Portugal withstand Spain’s early pressure and are soon showing up Carlos Puyol for the has-been he… er… has been for some years now. As he makes a horlicks of a defensive header, Pearce and Lawrenson debate who the main weakness is in the Spanish back line but only appear to be considering Pique (Pique!), Capdevila and Spain’s Robert Green, Iker Casillas. Puyol is getting away with it every bit as much as their old goalkeeper Zubizarreta, who wasn’t retired until he threw one in the net in the 1998 World Cup finals. And Portugal are allowing it to happen by being so “conservative” – a euphemism for “boring and clueless.” As one long punt sails over centre-forward Hugo Almeida’s head, Lawrenson declares “that’s why he’s in the team,” which sort of makes sense – I can’t come up with a better reason. CBR misfires another free-kick which Pearce describes as “by his own high standards rather tame.” But it’s rather tame by Frank Lampard’s standards.

However, like Lampard, CBR eventually gets one right and Casillas is temporarily in Jack Douglas-mode (ask your parents) as he spoons it away. He’d previously palmed a Tiago shot up in the air and although he survived being dumped into the net by Hugo Heskey, you begin to see why Real Madrid came second last year. Pearce tells us that Spain are the first team since Hungary in 1986 not to have a player booked in the group stages. It’s a dip into Motty territory but is relevant because no booked player is now going to miss a quarter-final, after which all bookings are wiped off anyway. Lawrenson is non-plussed: “What have you been doing all day?” His job, Lawrenson. You should try it sometime. Moments later, after the ageing Puyol “makes the most” of a foul, Lawrenson asks: “What’s the Spanish for Bafta…is it Bafto?” So that’s who writes Stan Boardman’s jokes.

Portugal are playing like Jose Mourinho is already their manager, but they’ve become more dangerous as the game goes on. And the lads back in the BBC studio are calling it “intriguing” without a hint of euphemism (yes, it was Seedorf, Klinsmann and a galvanised Hansen all along…what…you knew?…oh…). Klinsmann goes all-American, criticising Spain for their number of “turnovers” and saying “soccer” twice, although having the good grace to correct himself each time.
The second half is more intriguing still. Hopeless Hugo finds a burst of pace from out of nowhere and Casillas thinks his deflected cross – off Puyol’s creaking knee – is going in. Knackered after all that darting run, Hughie is subbed moments later. Lawrenson thinks he’s done all right and he’s convinced Portugal won’t score because they haven’t got a big lad up front – worth remembering when Lawrenson jumps on the “Sack Capello” bandwagon.

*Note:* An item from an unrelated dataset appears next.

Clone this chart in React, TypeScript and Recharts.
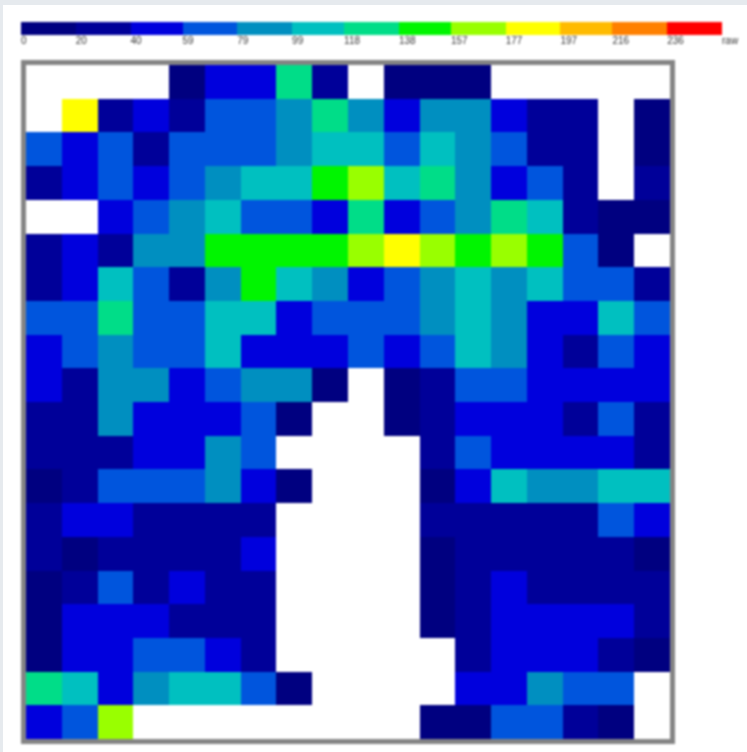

Torres is taken off and Spain improve. Again. Funny, that. His replacement, Fernando Llorente, is “a big lad up front.” But Torres “would have scored” the header Llorente misses within moments of coming on. It is a more difficult chance than suggested – Llorente is at full stretch and Portuguese keeper Eduardo saves it. But there’s no time to ponder this as Villa curls one just wide before a trademark tight passing move on the edge of the Portuguese box gives him space to fire a left-foot shot at Eduardo. The keeper, as per, saves it (for a team playing “blanket defence” Portugal do leave him exposed rather a lot). But Villa, with his afore-mentioned balance and mobility, right-foots home the rebound. And “attacking football has won” (Hansen).  If Martin Keown had been commentating, he’d be suggesting that “Premiership managers” should “have a look” at Villa. If Villa shows this form for Barcelona, Real Madrid are coming second again… and again… and…

There’s more Eduardo saves – it’s him or the unlikely Richard Kingson of Ghana for keeper of the tournament at this rate. Portugal’s Ricardo Costa waves an arm at Capdevila and gets sent-off (Seedorf: “he was sent-off for the intention”) and CBR pings one wide, to louder-than-vuvuzela booing from the crowd. Klinsmann catches the BBC punditry disease before the end, insisting that Germany “have not been a goal down” in this tournament yet. But this doesn’t spoil a fine night. Good football, intriguing or skilful, the right result, and informative, listenable punditry. It certainly didn’t sound like one of ours.